Cryptos are difficult to ban effectively. Just as file sharing has not been banned effectively despite the efforts of various governments for the last 20 years, cryptos too cannot be banned. It is a peer-to-peer network. Nigeria has not succeeded to implement the ban on cryptos. Crypto investors can carry out transactions using peer-to-peer networks, and fiat money. The transactions can happen on other payment platforms.

Decentralised Finance (DeFi) platforms that operate on blockchains can be used to trade in cryptos without any intermediaries such as banks or crypto exchanges. User signups are anonymous on these platforms (no name, id markers suchas email or location). Many Chinese transactions seem to be happening this way after the ban. At least the exchanges do the KYC. DeFi platforms do not . Crypto exchanges are based on servers. DeFi platforms are not controlled by a single or group of servers. These too operate through distributed peer-to-peer networks run by computers across the world.

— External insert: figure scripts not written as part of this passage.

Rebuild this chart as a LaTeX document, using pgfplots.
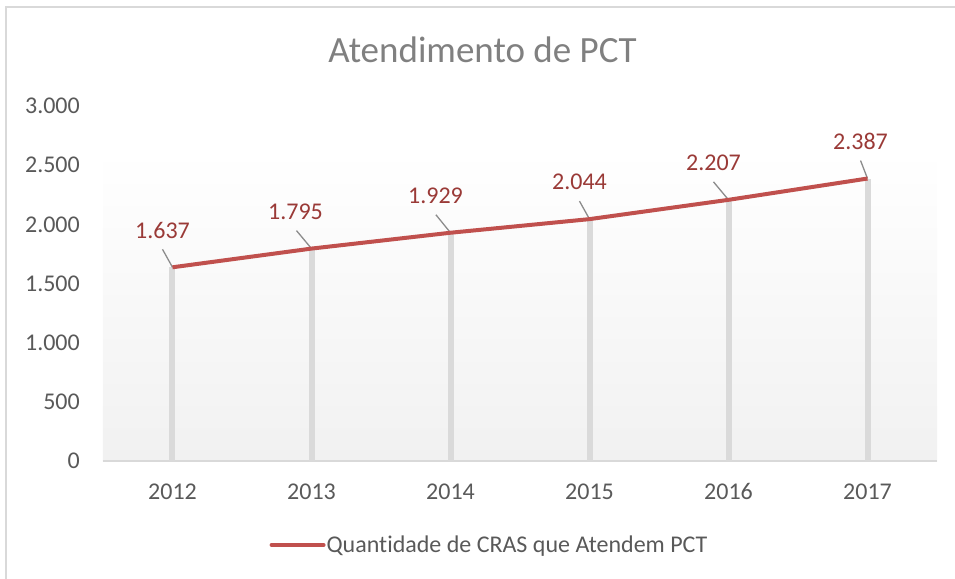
\documentclass[border=0pt]{standalone}
\usepackage{pgfplots}
\pgfplotsset{compat=1.18}
\usepackage{pgfplotstable}
\usepackage{fontspec}
\setmainfont{Carlito}[Ligatures=NoCommon]
\definecolor{linered}{HTML}{C0504D}
\definecolor{labelred}{HTML}{9A3A37}
\definecolor{tickgray}{HTML}{595959}
\definecolor{titlegray}{HTML}{808080}
\definecolor{axgray}{HTML}{D9D9D9}
\definecolor{dropgray}{HTML}{DADADA}
\definecolor{bggray}{HTML}{F1F1F1}
\definecolor{leadgray}{HTML}{8C8C8C}
\definecolor{bordergray}{HTML}{D9D9D9}

\pgfplotstableread{
x y lbl lx u
0 1637 1.637 -10 -0.072
1 1795 1.795 -16 -0.108
2 1929 1.929 -15 -0.105
3 2044 2.044 -10 -0.072
4 2207 2.207 -15 -0.108
5 2387 2.387 -7 -0.050
}\data

\begin{document}
\begin{tikzpicture}
\begin{axis}[
  at={(0,0)}, anchor=south west,
  scale only axis, width=834bp, height=355bp,
  xmin=-0.5, xmax=5.5, ymin=0, ymax=3000,
  axis x line=bottom, axis y line=left,
  x axis line style={-, draw=axgray, line width=1.5bp},
  y axis line style={draw=none},
  xtick={0,1,2,3,4,5},
  xticklabels={2012,2013,2014,2015,2016,2017},
  ytick={0,500,1000,1500,2000,2500,3000},
  yticklabels={0,500,1.000,1.500,2.000,2.500,3.000},
  major tick length=0pt,
  tick style={draw=none},
  ticklabel style={font=\fontsize{24bp}{28bp}\selectfont, text=tickgray, inner sep=0pt},
  yticklabel style={anchor=east, xshift=-23bp},
  xticklabel style={anchor=base, yshift=-38bp},
  clip=false,
  legend style={at={(0.4628,-0.2366)}, anchor=center, draw=none, fill=none,
    font=\fontsize{24bp}{28bp}\selectfont, text=tickgray,
    nodes={inner sep=1bp}},
  legend image code/.code={\draw[#1, line width=4bp, line cap=round] (0bp,0bp) -- (52bp,0bp);},
]
\fill[top color=white, bottom color=bggray] (axis cs:-0.5,0) rectangle (axis cs:5.5,2628);
\draw[axgray, line width=1.5bp] (axis cs:-0.5,0) -- (axis cs:5.5,0);
\addplot[ycomb, draw=dropgray, line width=6bp, no marks, forget plot] table[x=x,y=y] {\data};
\addplot[quiver={u=\thisrow{u}, v=152}, draw=leadgray, line width=1.3bp, no marks, forget plot] table[x=x,y=y] {\data};
\addplot[color=linered, line width=4bp, line join=round, no marks,
  nodes near coords, point meta=explicit symbolic,
  visualization depends on={\thisrow{lx} \as \lx},
  nodes near coords style={anchor=center, xshift=\lx bp, yshift=37bp,
    font=\fontsize{24bp}{28bp}\selectfont, text=labelred, inner sep=0pt}]
  table[x=x,y=y,meta=lbl] {\data};
\addlegendentry{Quantidade de CRAS que Atendem PCT}
\end{axis}
\node[anchor=base, text=titlegray, font=\fontsize{37bp}{42bp}\selectfont, inner sep=0pt] at (379.5bp,398bp) {Atendimento de PCT};
\draw[bordergray, line width=1.5bp] (-97bp,-118bp) -- (-97bp,454bp) -- (852bp,454bp);
\pgfresetboundingbox
\path[use as bounding box] (-103bp,-118bp) rectangle (852bp,461bp);
\end{tikzpicture}
\end{document}
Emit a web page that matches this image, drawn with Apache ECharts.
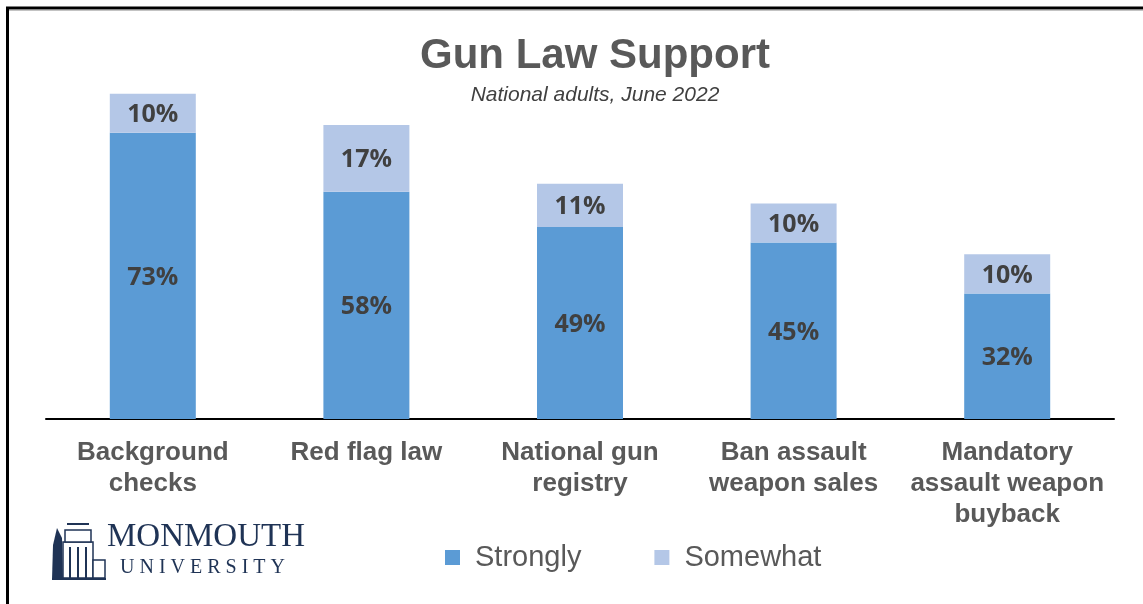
<!DOCTYPE html>
<html>
<head>
<meta charset="utf-8">
<script src="https://cdn.jsdelivr.net/npm/echarts@6/dist/echarts.min.js"></script>
<style>
html,body{margin:0;padding:0;background:#fff;}
#chart{width:1143px;height:604px;}
</style>
</head>
<body>
<div id="chart"></div>
<script>
const categories = ['Background\nchecks', 'Red flag law', 'National gun\nregistry', 'Ban assault\nweapon sales', 'Mandatory\nassault weapon\nbuyback'];
const strongly = [73, 58, 49, 45, 32];
const somewhat = [10, 17, 11, 10, 10];
const seriesNames = ['Strongly', 'Somewhat'];

const chart = echarts.init(document.getElementById('chart'));
const navy = '#1F3355';
const labelStyle = { show: true, position: 'inside', offset: [0, 2], formatter: '{c}%', fontFamily: 'Open Sans, Liberation Sans', fontSize: 25, fontWeight: 'bold', color: '#404040' };
chart.setOption({
  backgroundColor: '#ffffff',
  animation: false,
  title: [
    { text: 'Gun Law Support', left: 595, top: 35, textAlign: 'center', padding: 0,
      textStyle: { fontFamily: 'Liberation Sans, Arial', fontSize: 42, fontWeight: 'bold', color: '#595959' } },
    { text: 'National adults, June 2022', left: 595, top: 85, textAlign: 'center', padding: 0,
      textStyle: { fontFamily: 'Liberation Sans, Arial', fontSize: 21, fontStyle: 'italic', fontWeight: 'normal', color: '#404040' } }
  ],
  legend: {
    data: seriesNames,
    left: 445, top: 543, padding: 0,
    icon: 'rect', itemWidth: 15, itemHeight: 15, itemGap: 73,
    textStyle: { fontFamily: 'Liberation Sans, Arial', fontSize: 29, color: '#595959', padding: [2, 0, 0, 10] }
  },
  grid: { left: 46, right: 29, top: 27, bottom: 185 },
  xAxis: {
    type: 'category', data: categories,
    axisLine: { show: true, lineStyle: { color: '#000', width: 2 } },
    axisTick: { show: false },
    axisLabel: { interval: 0, margin: 18, fontFamily: 'Liberation Sans, Arial', fontSize: 26, fontWeight: 'bold', color: '#595959', lineHeight: 31, align: 'center' }
  },
  yAxis: { type: 'value', min: 0, max: 100, show: false, splitLine: { show: false } },
  series: [
    { name: seriesNames[0], type: 'bar', stack: 'total', data: strongly, barWidth: 86,
      itemStyle: { color: '#5B9BD5' }, label: labelStyle },
    { name: seriesNames[1], type: 'bar', stack: 'total', data: somewhat, barWidth: 86,
      itemStyle: { color: '#B4C7E7' }, label: labelStyle }
  ],
  graphic: [
    // frame lines
    { type: 'line', shape: { x1: 7.5, y1: 8, x2: 7.5, y2: 604 }, style: { stroke: '#000', lineWidth: 3 } },
    { type: 'line', shape: { x1: 6, y1: 8, x2: 1143, y2: 8 }, style: { stroke: '#000', lineWidth: 3 } },
    { type: 'line', shape: { x1: 9, y1: 10, x2: 1143, y2: 10 }, style: { stroke: '#888', lineWidth: 1 } },
    // logo: tree
    { type: 'polygon', shape: { points: [[57, 528], [62, 538], [63, 580], [52, 580], [53, 545]] }, style: { fill: navy } },
    // logo: building
    { type: 'rect', shape: { x: 63, y: 542, width: 30, height: 36 }, style: { fill: '#fff', stroke: navy, lineWidth: 1.5 } },
    { type: 'rect', shape: { x: 65, y: 530, width: 26, height: 12 }, style: { fill: '#fff', stroke: navy, lineWidth: 1.5 } },
    { type: 'line', shape: { x1: 67, y1: 524, x2: 89, y2: 524 }, style: { stroke: navy, lineWidth: 2 } },
    { type: 'line', shape: { x1: 70, y1: 547, x2: 70, y2: 578 }, style: { stroke: navy, lineWidth: 2 } },
    { type: 'line', shape: { x1: 78, y1: 547, x2: 78, y2: 578 }, style: { stroke: navy, lineWidth: 2 } },
    { type: 'line', shape: { x1: 86, y1: 547, x2: 86, y2: 578 }, style: { stroke: navy, lineWidth: 2 } },
    { type: 'rect', shape: { x: 93, y: 560, width: 12, height: 18 }, style: { fill: '#fff', stroke: navy, lineWidth: 1.5 } },
    { type: 'line', shape: { x1: 52, y1: 579, x2: 106, y2: 579 }, style: { stroke: navy, lineWidth: 2 } },
    // logo text
    { type: 'text', left: 107, top: 521, style: { text: 'MONMOUTH', fontFamily: 'Liberation Serif, Times New Roman', fontSize: 33, fill: navy } },
    { type: 'text', left: 120, top: 558, style: { text: 'U N I V E R S I T Y', fontFamily: 'Liberation Serif, Times New Roman', fontSize: 20, fill: navy } }
  ]
});
</script>
</body>
</html>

DeFi platforms and cryptos can be banned by banning the ports — the interfaces that that allow computers to communicate regarding a software. However, in essence it blocks other genuine software utilising the same port.

Even banned exchanges can move abroad. These then can deal with customers through private virtual networks (VPNs).

People can do transactions in other jurisdictions.

Geeta Gopinath, from IMF, is of the opinion that the ban on cryptos may be tough to impose from a practical point of view. A lot of exchanges are offshore and not subject to a particular country’s regulation. A global compact is necessary, as an individual country cannot do the regulation.